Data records
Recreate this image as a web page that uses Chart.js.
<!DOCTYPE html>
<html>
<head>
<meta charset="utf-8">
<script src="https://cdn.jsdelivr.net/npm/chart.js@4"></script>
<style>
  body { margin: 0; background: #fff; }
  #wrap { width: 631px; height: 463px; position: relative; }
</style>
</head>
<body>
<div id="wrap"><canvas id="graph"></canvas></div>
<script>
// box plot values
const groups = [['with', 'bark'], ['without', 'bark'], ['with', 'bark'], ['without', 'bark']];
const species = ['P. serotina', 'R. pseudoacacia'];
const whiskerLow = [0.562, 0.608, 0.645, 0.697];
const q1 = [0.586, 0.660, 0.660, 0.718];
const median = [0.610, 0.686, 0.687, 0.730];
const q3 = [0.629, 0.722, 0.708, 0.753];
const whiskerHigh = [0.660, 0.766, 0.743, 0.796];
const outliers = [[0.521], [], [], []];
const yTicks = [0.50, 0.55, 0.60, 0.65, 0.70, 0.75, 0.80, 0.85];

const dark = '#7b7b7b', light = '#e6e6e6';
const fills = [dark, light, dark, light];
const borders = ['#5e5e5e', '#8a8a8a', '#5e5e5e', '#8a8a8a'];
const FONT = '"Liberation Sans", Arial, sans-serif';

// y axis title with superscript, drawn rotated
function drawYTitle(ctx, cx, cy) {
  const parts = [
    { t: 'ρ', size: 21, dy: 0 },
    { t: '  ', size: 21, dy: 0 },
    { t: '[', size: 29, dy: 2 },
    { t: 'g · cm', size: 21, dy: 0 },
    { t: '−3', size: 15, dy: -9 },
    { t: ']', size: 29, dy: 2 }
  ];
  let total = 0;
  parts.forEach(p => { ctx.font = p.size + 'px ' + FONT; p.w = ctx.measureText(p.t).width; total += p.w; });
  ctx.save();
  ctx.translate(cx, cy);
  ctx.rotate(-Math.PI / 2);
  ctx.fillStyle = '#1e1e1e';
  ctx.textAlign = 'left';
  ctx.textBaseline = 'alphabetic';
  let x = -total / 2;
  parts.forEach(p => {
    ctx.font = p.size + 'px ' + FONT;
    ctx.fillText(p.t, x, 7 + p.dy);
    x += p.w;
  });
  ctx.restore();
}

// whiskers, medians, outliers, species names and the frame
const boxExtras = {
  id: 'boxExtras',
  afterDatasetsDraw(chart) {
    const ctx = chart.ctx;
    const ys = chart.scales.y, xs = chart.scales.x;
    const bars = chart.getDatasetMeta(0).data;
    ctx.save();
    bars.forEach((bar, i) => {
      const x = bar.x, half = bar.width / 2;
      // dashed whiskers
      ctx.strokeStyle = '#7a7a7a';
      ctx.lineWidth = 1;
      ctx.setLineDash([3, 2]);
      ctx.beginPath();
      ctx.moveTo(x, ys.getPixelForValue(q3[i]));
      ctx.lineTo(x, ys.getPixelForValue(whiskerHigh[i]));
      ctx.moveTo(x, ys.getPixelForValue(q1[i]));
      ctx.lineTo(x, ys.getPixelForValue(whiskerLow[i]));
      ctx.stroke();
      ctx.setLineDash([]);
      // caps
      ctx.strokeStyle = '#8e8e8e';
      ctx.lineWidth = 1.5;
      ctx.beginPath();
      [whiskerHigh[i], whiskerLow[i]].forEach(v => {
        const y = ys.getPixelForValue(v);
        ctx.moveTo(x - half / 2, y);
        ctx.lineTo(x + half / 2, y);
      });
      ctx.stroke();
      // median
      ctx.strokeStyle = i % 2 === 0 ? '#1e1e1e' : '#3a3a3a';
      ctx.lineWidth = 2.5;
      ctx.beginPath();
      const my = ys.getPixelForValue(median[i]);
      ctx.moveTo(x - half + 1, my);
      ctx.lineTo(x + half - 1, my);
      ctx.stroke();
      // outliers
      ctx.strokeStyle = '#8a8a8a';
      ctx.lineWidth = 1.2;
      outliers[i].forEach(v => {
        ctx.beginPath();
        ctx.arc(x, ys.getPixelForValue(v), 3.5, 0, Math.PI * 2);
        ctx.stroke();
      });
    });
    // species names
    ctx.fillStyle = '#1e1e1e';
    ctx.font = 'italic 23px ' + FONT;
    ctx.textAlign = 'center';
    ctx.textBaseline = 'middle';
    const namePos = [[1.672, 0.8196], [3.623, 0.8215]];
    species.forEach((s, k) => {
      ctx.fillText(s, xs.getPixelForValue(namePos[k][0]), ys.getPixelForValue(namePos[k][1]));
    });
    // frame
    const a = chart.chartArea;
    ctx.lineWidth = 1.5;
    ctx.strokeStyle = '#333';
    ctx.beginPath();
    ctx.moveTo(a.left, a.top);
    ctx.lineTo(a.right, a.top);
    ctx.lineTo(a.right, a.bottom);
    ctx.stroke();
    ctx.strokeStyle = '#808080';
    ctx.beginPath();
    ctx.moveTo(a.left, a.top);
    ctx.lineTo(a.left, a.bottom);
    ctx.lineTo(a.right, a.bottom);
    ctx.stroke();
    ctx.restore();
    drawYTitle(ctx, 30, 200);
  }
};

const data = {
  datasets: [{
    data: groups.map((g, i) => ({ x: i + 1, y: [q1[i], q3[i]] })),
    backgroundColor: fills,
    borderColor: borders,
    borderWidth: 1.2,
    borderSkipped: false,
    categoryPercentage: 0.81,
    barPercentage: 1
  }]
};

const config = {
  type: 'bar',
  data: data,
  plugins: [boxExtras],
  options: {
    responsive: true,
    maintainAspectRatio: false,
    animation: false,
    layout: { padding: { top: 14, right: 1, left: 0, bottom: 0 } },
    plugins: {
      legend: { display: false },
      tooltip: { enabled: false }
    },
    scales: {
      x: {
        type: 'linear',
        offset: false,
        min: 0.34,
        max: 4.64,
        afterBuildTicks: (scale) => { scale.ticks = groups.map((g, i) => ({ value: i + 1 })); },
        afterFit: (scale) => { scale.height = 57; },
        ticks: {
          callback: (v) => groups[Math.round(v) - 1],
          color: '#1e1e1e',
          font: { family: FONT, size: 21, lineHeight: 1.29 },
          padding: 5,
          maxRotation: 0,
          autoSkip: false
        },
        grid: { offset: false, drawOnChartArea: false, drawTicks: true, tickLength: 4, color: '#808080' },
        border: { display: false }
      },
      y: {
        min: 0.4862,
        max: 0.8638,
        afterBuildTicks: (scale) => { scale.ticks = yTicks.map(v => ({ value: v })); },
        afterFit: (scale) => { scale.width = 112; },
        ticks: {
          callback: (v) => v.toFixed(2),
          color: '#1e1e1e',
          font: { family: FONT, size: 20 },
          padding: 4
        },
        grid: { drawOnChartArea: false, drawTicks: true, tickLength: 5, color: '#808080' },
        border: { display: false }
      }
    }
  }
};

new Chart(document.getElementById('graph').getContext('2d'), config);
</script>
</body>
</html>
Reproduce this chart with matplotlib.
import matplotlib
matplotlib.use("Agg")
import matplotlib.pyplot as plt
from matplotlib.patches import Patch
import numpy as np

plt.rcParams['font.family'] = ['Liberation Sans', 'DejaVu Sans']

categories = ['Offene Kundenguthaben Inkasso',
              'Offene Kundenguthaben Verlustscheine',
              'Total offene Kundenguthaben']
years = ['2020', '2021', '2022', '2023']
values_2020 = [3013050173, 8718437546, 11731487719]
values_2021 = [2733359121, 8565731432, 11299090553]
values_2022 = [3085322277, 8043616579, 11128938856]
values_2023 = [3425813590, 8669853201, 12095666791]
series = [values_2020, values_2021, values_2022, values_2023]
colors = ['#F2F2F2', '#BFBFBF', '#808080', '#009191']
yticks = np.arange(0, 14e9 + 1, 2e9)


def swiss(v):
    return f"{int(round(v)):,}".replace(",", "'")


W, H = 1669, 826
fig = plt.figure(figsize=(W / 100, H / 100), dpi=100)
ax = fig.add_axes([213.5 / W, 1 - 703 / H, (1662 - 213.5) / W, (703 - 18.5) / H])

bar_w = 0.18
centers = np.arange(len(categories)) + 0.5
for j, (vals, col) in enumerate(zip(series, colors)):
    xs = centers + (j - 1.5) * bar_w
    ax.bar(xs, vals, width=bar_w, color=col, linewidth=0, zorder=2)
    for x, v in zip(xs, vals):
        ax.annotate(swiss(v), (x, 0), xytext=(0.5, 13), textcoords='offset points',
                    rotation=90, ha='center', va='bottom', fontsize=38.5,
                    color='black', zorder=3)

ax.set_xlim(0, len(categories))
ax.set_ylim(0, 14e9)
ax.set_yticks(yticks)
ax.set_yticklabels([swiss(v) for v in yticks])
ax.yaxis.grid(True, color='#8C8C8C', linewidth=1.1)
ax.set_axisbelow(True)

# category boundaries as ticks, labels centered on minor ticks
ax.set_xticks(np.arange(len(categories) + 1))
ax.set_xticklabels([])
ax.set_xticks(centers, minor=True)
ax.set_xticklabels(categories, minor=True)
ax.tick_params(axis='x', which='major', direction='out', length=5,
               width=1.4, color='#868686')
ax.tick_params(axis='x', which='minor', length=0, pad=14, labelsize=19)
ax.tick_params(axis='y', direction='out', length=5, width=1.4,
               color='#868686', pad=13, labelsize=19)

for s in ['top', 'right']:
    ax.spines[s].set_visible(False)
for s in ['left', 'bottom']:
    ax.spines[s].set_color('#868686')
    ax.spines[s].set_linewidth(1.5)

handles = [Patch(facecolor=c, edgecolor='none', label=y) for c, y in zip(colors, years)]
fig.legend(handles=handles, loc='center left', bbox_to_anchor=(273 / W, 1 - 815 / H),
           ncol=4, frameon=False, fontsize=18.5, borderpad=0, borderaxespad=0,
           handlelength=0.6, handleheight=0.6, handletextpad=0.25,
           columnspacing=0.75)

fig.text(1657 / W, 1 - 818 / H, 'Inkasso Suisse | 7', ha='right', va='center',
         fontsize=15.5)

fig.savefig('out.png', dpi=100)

* _WORK TO BE COMPLETED_
Write out, from the lines above, only those from the line with "Reproduce this chart with matplotlib." to the line with "ax = fig.add_axes([213.5", exactly as given, including the first and the last.

* _SOLVED EXERCISE_
Reproduce this chart with matplotlib.
import matplotlib
matplotlib.use("Agg")
import matplotlib.pyplot as plt
from matplotlib.patches import Patch
import numpy as np

plt.rcParams['font.family'] = ['Liberation Sans', 'DejaVu Sans']

categories = ['Offene Kundenguthaben Inkasso',
              'Offene Kundenguthaben Verlustscheine',
              'Total offene Kundenguthaben']
years = ['2020', '2021', '2022', '2023']
values_2020 = [3013050173, 8718437546, 11731487719]
values_2021 = [2733359121, 8565731432, 11299090553]
values_2022 = [3085322277, 8043616579, 11128938856]
values_2023 = [3425813590, 8669853201, 12095666791]
series = [values_2020, values_2021, values_2022, values_2023]
colors = ['#F2F2F2', '#BFBFBF', '#808080', '#009191']
yticks = np.arange(0, 14e9 + 1, 2e9)


def swiss(v):
    return f"{int(round(v)):,}".replace(",", "'")


W, H = 1669, 826
fig = plt.figure(figsize=(W / 100, H / 100), dpi=100)
ax = fig.add_axes([213.5 / W, 1 - 703 / H, (1662 - 213.5) / W, (703 - 18.5) / H])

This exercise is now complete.